▶ [Instructions to follow]: Every line below is to be copied exactly, with the pictures left out.

▶ [Dataset section]:
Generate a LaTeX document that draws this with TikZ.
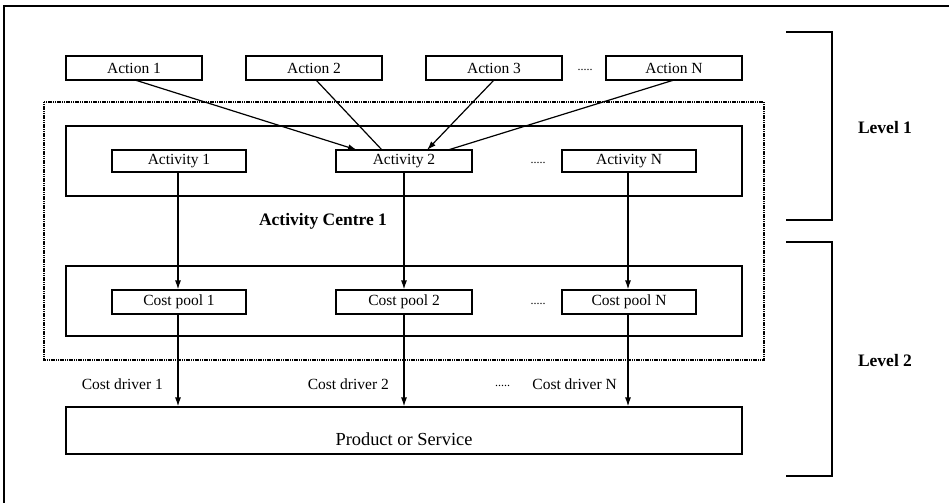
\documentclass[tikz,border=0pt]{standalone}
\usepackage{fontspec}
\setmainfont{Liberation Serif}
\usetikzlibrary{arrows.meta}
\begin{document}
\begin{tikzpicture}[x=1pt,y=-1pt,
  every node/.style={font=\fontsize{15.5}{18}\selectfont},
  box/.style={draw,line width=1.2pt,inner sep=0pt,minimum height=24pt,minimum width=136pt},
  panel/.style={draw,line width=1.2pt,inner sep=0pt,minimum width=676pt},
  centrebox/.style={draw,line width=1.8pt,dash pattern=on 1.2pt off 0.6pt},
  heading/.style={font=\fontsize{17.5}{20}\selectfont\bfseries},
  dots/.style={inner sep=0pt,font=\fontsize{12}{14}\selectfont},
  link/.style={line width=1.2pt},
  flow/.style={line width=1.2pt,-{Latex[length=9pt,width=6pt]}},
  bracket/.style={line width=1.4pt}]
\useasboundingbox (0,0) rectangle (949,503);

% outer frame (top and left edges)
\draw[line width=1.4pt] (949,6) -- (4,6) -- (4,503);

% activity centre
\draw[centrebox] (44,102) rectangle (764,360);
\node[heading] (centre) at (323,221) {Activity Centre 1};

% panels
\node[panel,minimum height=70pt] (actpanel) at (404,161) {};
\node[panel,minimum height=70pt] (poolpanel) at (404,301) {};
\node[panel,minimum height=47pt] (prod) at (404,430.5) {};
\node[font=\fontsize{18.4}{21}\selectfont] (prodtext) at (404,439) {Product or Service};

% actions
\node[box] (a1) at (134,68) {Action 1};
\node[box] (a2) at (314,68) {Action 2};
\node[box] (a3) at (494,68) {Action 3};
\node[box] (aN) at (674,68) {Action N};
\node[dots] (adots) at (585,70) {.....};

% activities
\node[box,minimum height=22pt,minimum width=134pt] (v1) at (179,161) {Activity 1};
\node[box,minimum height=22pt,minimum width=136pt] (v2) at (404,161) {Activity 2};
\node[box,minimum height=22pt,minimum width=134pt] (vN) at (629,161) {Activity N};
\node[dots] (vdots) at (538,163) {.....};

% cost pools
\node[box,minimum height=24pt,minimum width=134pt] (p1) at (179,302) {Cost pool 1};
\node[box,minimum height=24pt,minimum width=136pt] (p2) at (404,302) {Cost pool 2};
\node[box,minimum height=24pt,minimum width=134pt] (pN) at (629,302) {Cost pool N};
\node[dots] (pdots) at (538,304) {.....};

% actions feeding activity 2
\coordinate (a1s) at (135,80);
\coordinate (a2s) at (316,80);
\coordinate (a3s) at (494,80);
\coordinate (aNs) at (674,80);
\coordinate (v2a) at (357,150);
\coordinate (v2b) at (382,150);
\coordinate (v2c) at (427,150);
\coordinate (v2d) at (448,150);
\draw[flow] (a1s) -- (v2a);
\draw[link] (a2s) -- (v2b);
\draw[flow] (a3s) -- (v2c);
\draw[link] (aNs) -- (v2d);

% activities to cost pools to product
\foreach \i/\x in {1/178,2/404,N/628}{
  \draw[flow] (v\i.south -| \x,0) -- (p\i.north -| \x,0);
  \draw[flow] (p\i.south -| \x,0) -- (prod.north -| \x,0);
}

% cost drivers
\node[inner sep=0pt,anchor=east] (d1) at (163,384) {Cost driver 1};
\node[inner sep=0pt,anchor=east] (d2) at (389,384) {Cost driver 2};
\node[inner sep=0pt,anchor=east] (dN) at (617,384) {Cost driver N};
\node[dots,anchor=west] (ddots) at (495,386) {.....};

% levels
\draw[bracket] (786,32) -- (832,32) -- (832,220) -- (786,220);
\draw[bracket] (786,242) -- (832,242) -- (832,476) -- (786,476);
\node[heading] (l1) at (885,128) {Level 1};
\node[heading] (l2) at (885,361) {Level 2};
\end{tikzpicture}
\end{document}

▶ [Response to this exercise]:
Generate a LaTeX document that draws this with TikZ.
\documentclass[tikz,border=0pt]{standalone}
\usepackage{fontspec}
\setmainfont{Liberation Serif}
\usetikzlibrary{arrows.meta}
\begin{document}
\begin{tikzpicture}[x=1pt,y=-1pt,
  every node/.style={font=\fontsize{15.5}{18}\selectfont},
  box/.style={draw,line width=1.2pt,inner sep=0pt,minimum height=24pt,minimum width=136pt},
  panel/.style={draw,line width=1.2pt,inner sep=0pt,minimum width=676pt},
  centrebox/.style={draw,line width=1.8pt,dash pattern=on 1.2pt off 0.6pt},
  heading/.style={font=\fontsize{17.5}{20}\selectfont\bfseries},
  dots/.style={inner sep=0pt,font=\fontsize{12}{14}\selectfont},
  link/.style={line width=1.2pt},
  flow/.style={line width=1.2pt,-{Latex[length=9pt,width=6pt]}},
  bracket/.style={line width=1.4pt}]
\useasboundingbox (0,0) rectangle (949,503);

% outer frame (top and left edges)
\draw[line width=1.4pt] (949,6) -- (4,6) -- (4,503);

% activity centre
\draw[centrebox] (44,102) rectangle (764,360);
\node[heading] (centre) at (323,221) {Activity Centre 1};

% panels
\node[panel,minimum height=70pt] (actpanel) at (404,161) {};
\node[panel,minimum height=70pt] (poolpanel) at (404,301) {};
\node[panel,minimum height=47pt] (prod) at (404,430.5) {};
\node[font=\fontsize{18.4}{21}\selectfont] (prodtext) at (404,439) {Product or Service};

% actions
\node[box] (a1) at (134,68) {Action 1};
\node[box] (a2) at (314,68) {Action 2};
\node[box] (a3) at (494,68) {Action 3};
\node[box] (aN) at (674,68) {Action N};
\node[dots] (adots) at (585,70) {.....};

% activities
\node[box,minimum height=22pt,minimum width=134pt] (v1) at (179,161) {Activity 1};
\node[box,minimum height=22pt,minimum width=136pt] (v2) at (404,161) {Activity 2};
\node[box,minimum height=22pt,minimum width=134pt] (vN) at (629,161) {Activity N};
\node[dots] (vdots) at (538,163) {.....};

% cost pools
\node[box,minimum height=24pt,minimum width=134pt] (p1) at (179,302) {Cost pool 1};
\node[box,minimum height=24pt,minimum width=136pt] (p2) at (404,302) {Cost pool 2};
\node[box,minimum height=24pt,minimum width=134pt] (pN) at (629,302) {Cost pool N};
\node[dots] (pdots) at (538,304) {.....};

% actions feeding activity 2
\coordinate (a1s) at (135,80);
\coordinate (a2s) at (316,80);
\coordinate (a3s) at (494,80);
\coordinate (aNs) at (674,80);
\coordinate (v2a) at (357,150);
\coordinate (v2b) at (382,150);
\coordinate (v2c) at (427,150);
\coordinate (v2d) at (448,150);
\draw[flow] (a1s) -- (v2a);
\draw[link] (a2s) -- (v2b);
\draw[flow] (a3s) -- (v2c);
\draw[link] (aNs) -- (v2d);

% activities to cost pools to product
\foreach \i/\x in {1/178,2/404,N/628}{
  \draw[flow] (v\i.south -| \x,0) -- (p\i.north -| \x,0);
  \draw[flow] (p\i.south -| \x,0) -- (prod.north -| \x,0);
}

% cost drivers
\node[inner sep=0pt,anchor=east] (d1) at (163,384) {Cost driver 1};
\node[inner sep=0pt,anchor=east] (d2) at (389,384) {Cost driver 2};
\node[inner sep=0pt,anchor=east] (dN) at (617,384) {Cost driver N};
\node[dots,anchor=west] (ddots) at (495,386) {.....};

% levels
\draw[bracket] (786,32) -- (832,32) -- (832,220) -- (786,220);
\draw[bracket] (786,242) -- (832,242) -- (832,476) -- (786,476);
\node[heading] (l1) at (885,128) {Level 1};
\node[heading] (l2) at (885,361) {Level 2};
\end{tikzpicture}
\end{document}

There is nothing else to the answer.